A Minimal ZFS Primer
This article focuses on architecture rather than teaching ZFS fundamentals, but there are a few concepts worth defining before moving further.
Core Concepts
- VDEV — A group of disks forming a redundancy layout such as a mirror or RAIDZ group.
- Pool (
zpool) — One or more VDEVs aggregated into a single storage layer. - Dataset — A lightweight filesystem with independent properties like compression, quotas, and snapshots.
- ZVOL — A block device created inside ZFS, commonly used for VM disks.
- Special VDEV — A high-speed metadata device used to accelerate metadata and optionally small-file workloads.
A VDEV failure can destroy the entire pool, even if all other VDEVs remain healthy.
Performance Layers
ZFS also includes several caching and logging layers:
- ARC — Primary RAM-based read cache
- L2ARC — Secondary cache on fast storage devices
- ZIL — Transaction log protecting synchronous writes
- SLOG — Dedicated low-latency device for accelerating synchronous writes
These layers are extremely powerful, but they also introduce complexity and tuning considerations.
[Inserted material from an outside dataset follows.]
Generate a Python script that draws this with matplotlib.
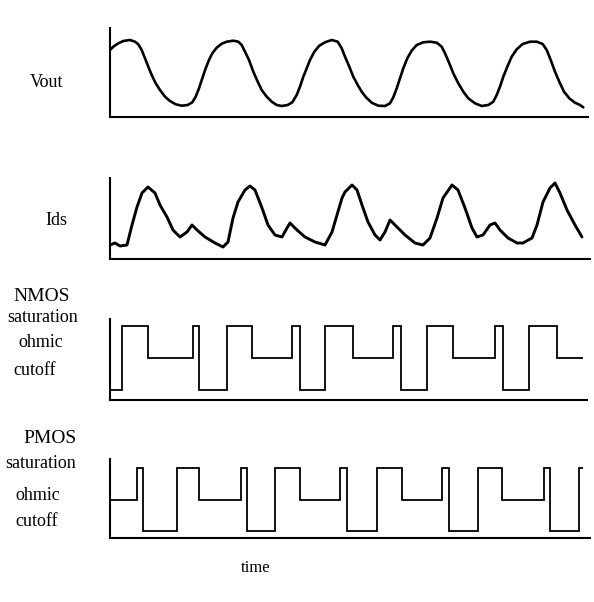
import matplotlib
matplotlib.use("Agg")
import matplotlib.pyplot as plt

# ---- data (time in arbitrary units) ----
vout_t = [0.0, 0.33, 0.83, 1.33, 2.0, 2.5, 2.83, 3.17, 3.5, 3.83, 4.17, 4.57,
          5.0, 5.5, 6.0, 6.57, 7.17, 7.77, 8.23, 8.57, 8.9, 9.23, 9.57, 9.9,
          10.23, 10.67, 11.17, 11.67, 12.33, 12.83, 13.17, 13.5, 13.9, 14.33,
          14.77, 15.17, 15.67, 16.17, 16.67, 17.17, 17.77, 18.23, 18.67, 19.0,
          19.33, 19.67, 20.0, 20.43, 20.93, 21.5, 22.17, 22.77, 23.17, 23.5,
          23.93, 24.33, 24.77, 25.17, 25.6, 26.17, 26.83, 27.5, 28.0, 28.33,
          28.67, 29.0, 29.33, 29.73, 30.17, 30.67, 31.33, 32.0, 32.67, 33.17,
          33.5, 33.93, 34.33, 34.83, 35.33, 35.83, 36.5, 37.17, 37.83, 38.33,
          38.67, 39.0, 39.33, 39.73, 40.17, 40.67, 41.27, 42.0, 42.67, 43.27,
          43.67, 44.07, 44.5, 44.93, 45.4, 45.93, 46.5, 47.0, 47.33]
vout_v = [6.7, 7.03, 7.37, 7.6, 7.7, 7.53, 7.27, 6.7, 5.87, 5.03, 4.2, 3.37,
          2.7, 2.03, 1.6, 1.27, 1.13, 1.2, 1.47, 2.03, 2.87, 3.87, 4.87, 5.7,
          6.37, 6.93, 7.33, 7.53, 7.63, 7.53, 7.2, 6.53, 5.7, 4.53,
          3.53, 2.7, 2.03, 1.53, 1.2, 1.1, 1.2, 1.47, 2.2, 3.03,
          4.03, 4.87, 5.7, 6.53, 7.13, 7.47, 7.7, 7.53, 6.87, 6.03,
          5.03, 4.03, 3.2, 2.53, 1.97, 1.43, 1.13, 1.1, 1.37, 1.97,
          2.87, 3.87, 4.87, 5.87, 6.63, 7.2, 7.47, 7.53, 7.43, 7.03,
          6.37, 5.37, 4.37, 3.37, 2.53, 1.87, 1.37, 1.1, 1.2, 1.53,
          2.2, 3.03, 4.03, 5.03, 6.03, 6.77, 7.3, 7.53, 7.53, 7.3,
          6.7, 5.7, 4.53, 3.53, 2.53, 1.87, 1.43, 1.2, 0.97]

ids_t = [0.0, 0.5, 1.0, 1.7, 2.2, 2.7, 3.2, 3.8, 4.5, 5.0, 5.7, 6.3, 7.0, 7.7,
         8.2, 8.7, 9.5, 10.5, 11.3, 11.8, 12.3, 12.8, 13.5, 14.0, 14.5, 15.2,
         15.8, 16.5, 17.2, 17.7, 18.0, 18.7, 19.5, 20.5, 21.5, 22.2, 22.7, 23.2,
         23.5, 24.2, 24.7, 25.2, 25.8, 26.5, 27.0, 27.5, 28.0, 28.7, 29.5, 30.5,
         31.3, 32.0, 32.7, 33.3, 34.2, 34.8, 35.5, 36.2, 36.7, 37.3, 38.0, 38.5,
         39.0, 39.8, 40.7, 41.3, 42.2, 42.7, 43.3, 44.0, 44.5, 45.0, 45.7, 46.5,
         47.2]
ids_v = [1.4, 1.6, 1.3, 1.4, 3.4, 5.2, 6.6, 7.2, 6.6, 5.4, 4.2, 2.9, 2.2, 2.7,
         3.4, 2.9, 2.2, 1.6, 1.2, 1.7, 4.1, 5.7, 6.9, 7.3, 6.9, 5.1,
         3.4, 2.4, 2.2, 3.1, 3.6, 2.9, 2.2, 1.7, 1.4, 2.7, 4.4, 6.1,
         6.7, 7.4, 6.9, 5.4, 3.7, 2.4, 1.9, 2.7, 3.9, 3.2, 2.4, 1.6,
         1.4, 2.1, 4.1, 6.1, 7.4, 6.9, 5.1, 3.1, 2.2, 2.4, 3.4, 3.6,
         2.9, 2.1, 1.6, 1.6, 2.1, 3.4, 5.7, 7.1, 7.6, 6.6, 4.9, 3.4,
         2.2]

# region levels: 0 = cutoff, 1 = ohmic, 2 = saturation
region_names = ["cutoff", "ohmic", "saturation"]

nmos_edges = [0, 1.2, 3.8, 8.3, 8.9, 11.7, 14.2, 18.2, 19.0, 21.5, 24.3, 28.3,
              29.1, 31.7, 34.3, 38.5, 39.3, 41.9, 44.7, 47.3]
nmos_state = [0, 2, 1, 2, 0, 2, 1, 2, 0, 2, 1, 2, 0, 2, 1, 2, 0, 2, 1]

pmos_edges = [0, 2.7, 3.3, 6.7, 8.9, 13.1, 13.7, 16.5, 19.0, 23.0, 23.7, 26.7,
              29.2, 33.2, 33.9, 36.8, 39.2, 43.4, 44.0, 46.9, 47.3]
pmos_state = [1, 2, 0, 2, 1, 2, 0, 2, 1, 2, 0, 2, 1, 2, 0, 2, 1, 2, 0, 2]

W, H = 594, 602
fig = plt.figure(figsize=(W / 100, H / 100), dpi=100)
fig.patch.set_facecolor("white")


def px_axes(left, top, right, bottom):
    return fig.add_axes([left / W, 1 - bottom / H, (right - left) / W, (bottom - top) / H])


def clean(ax):
    for s in ["top", "right"]:
        ax.spines[s].set_visible(False)
    for s in ["left", "bottom"]:
        ax.spines[s].set_linewidth(1.5)
        ax.spines[s].set_color("black")
    ax.set_xticks([])
    ax.set_yticks([])
    ax.patch.set_alpha(0)


ax1 = px_axes(110, 28, 588, 117)
ax1.plot(vout_t, vout_v, color="black", lw=1.9,
         solid_capstyle="round", solid_joinstyle="round")
ax1.set_xlim(0, 47.8)
ax1.set_ylim(0, 8.9)
clean(ax1)

ax2 = px_axes(110, 178, 590, 259)
ax2.plot(ids_t, ids_v, color="black", lw=2.1,
         solid_capstyle="round", solid_joinstyle="round")
ax2.set_xlim(0, 48.0)
ax2.set_ylim(0, 8.1)
clean(ax2)


def step_trace(ax, edges, state):
    ax.stairs(state, edges, baseline=None, color="black", lw=1.3)


ax3 = px_axes(110, 319, 587, 400)
step_trace(ax3, nmos_edges, nmos_state)
ax3.set_xlim(0, 47.7)
ax3.set_ylim(-0.31, 2.22)
clean(ax3)

ax4 = px_axes(110, 459, 590, 538)
step_trace(ax4, pmos_edges, pmos_state)
ax4.set_xlim(0, 48.0)
ax4.set_ylim(-0.22, 2.29)
clean(ax4)

font = dict(family="Liberation Serif", color="black", va="baseline", ha="left")


def label(x, y, s, size):
    fig.text(x / W, 1 - y / H, s, fontsize=size, **font)


label(30, 87, "Vout", 13)
label(45, 225, "Ids", 13)

label(13, 301, "NMOS", 14)
label(7, 322, region_names[2], 13)
label(18, 347, region_names[1], 13)
label(13, 375, region_names[0], 13)

label(23, 443, "PMOS", 14)
label(5, 468, region_names[2], 13)
label(15, 500, region_names[1], 13)
label(15, 526, region_names[0], 13)

label(241, 572, "time", 12)

fig.savefig("out.png", dpi=100, facecolor="white")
That flexibility is one of the reasons ZFS is so capable in both homelab and enterprise environments.
RAM Matters More Than Many People Expect
ZFS has a reputation for consuming enormous amounts of memory. That reputation is both true and exaggerated.
ZFS aggressively uses available RAM for ARC caching, which improves performance significantly. However, modern OpenZFS is far more memory-efficient than older recommendations suggest.
My approach is simple:
- give ZFS enough RAM to cache effectively
- avoid starving virtual machines
- monitor ARC pressure over time
- tune only when necessary
In a mixed hypervisor and NAS environment like this one, memory balance matters just as much as storage design.
Architecting the Storage
Designing storage is always a balancing act between three competing priorities:
graph TD
A[Capacity]
B[Performance]
C[Reliability]
A <--> B
B <--> C
C <--> A
Every gain in one area usually comes at the expense of another.
For example:
- more parity improves resilience but reduces usable capacity
- high-performance mirror layouts consume more disks
- aggressive caching improves speed but increases complexity
The correct answer depends entirely on the workload.
Defining My Workloads
My Proxmox VE server runs a mixture of:
- virtual machines
- LXC containers
- network storage
- backup repositories
- media services
- databases
- container infrastructure
These workloads have very different storage requirements. Some care primarily about:
- latency
- IOPS
- synchronous write performance
Others care more about:
- raw capacity
- sequential throughput
- resilience
- long-term retention
Understanding those workload characteristics is what drives the storage design.
Strategy Direction
At a high level, my design strategy separates:
- bulk capacity storage
- latency-sensitive VM workloads
- metadata-heavy operations
- backup and archival data
Different storage tiers will serve different purposes.
The general direction looks like this:
flowchart TB
subgraph HOST["Proxmox VE Host"]
ARC["System RAM ARC / ZIL"]
end
subgraph BOOT["Boot Storage"]
RPOOL["SSD Mirrored rpool"]
end
subgraph FAST["Performance Tier"]
SSD["SSD Pool"]
end
subgraph CAPACITY["Capacity Tier"]
HDD["RAIDZ2 HDD Pool"]
end
subgraph CACHE["Acceleration Layer"]
OPTANE["Optane L2ARC / SLOG"]
SPECIAL["SSD Special VDEV"]
end
ARC <--> OPTANE
OPTANE <--> SSD
OPTANE <--> HDD
SPECIAL <--> HDD
SPECIAL <--> SSD
The next article will cover how I implement this architecture using:
- RAIDZ2 HDD layouts
- mirrored SSD VDEVs
- special metadata devices
- dataset tuning
- ZVOL configuration
- VM storage placement
- container storage strategies
- caching considerations
- snapshot and replication planning
ZFS in Proxmox VE Already Works Extremely Well
One of the strengths of ZFS in Proxmox VE is that even a basic deployment works remarkably well out of the box.
Even without extensive tuning:
- VM provisioning works cleanly
- snapshots are effortless
- replication is reliable
- compression is transparent
- zvol management is integrated directly into the Proxmox VE GUI
You can absolutely create a pool, deploy virtual machines, and stop there.
My goal is not to make ZFS work. It already does.
My goal is to understand the workload deeply enough to make the storage layout intentional rather than accidental. Many of the disadvantages to using ZFS are due to using the defaults for all work loads and the complexities in tuning it so the storage layouts are optimised for the workloads
In future articles I will pull on the many levers that ZFS has for tuning and that is where ZFS becomes genuinely interesting.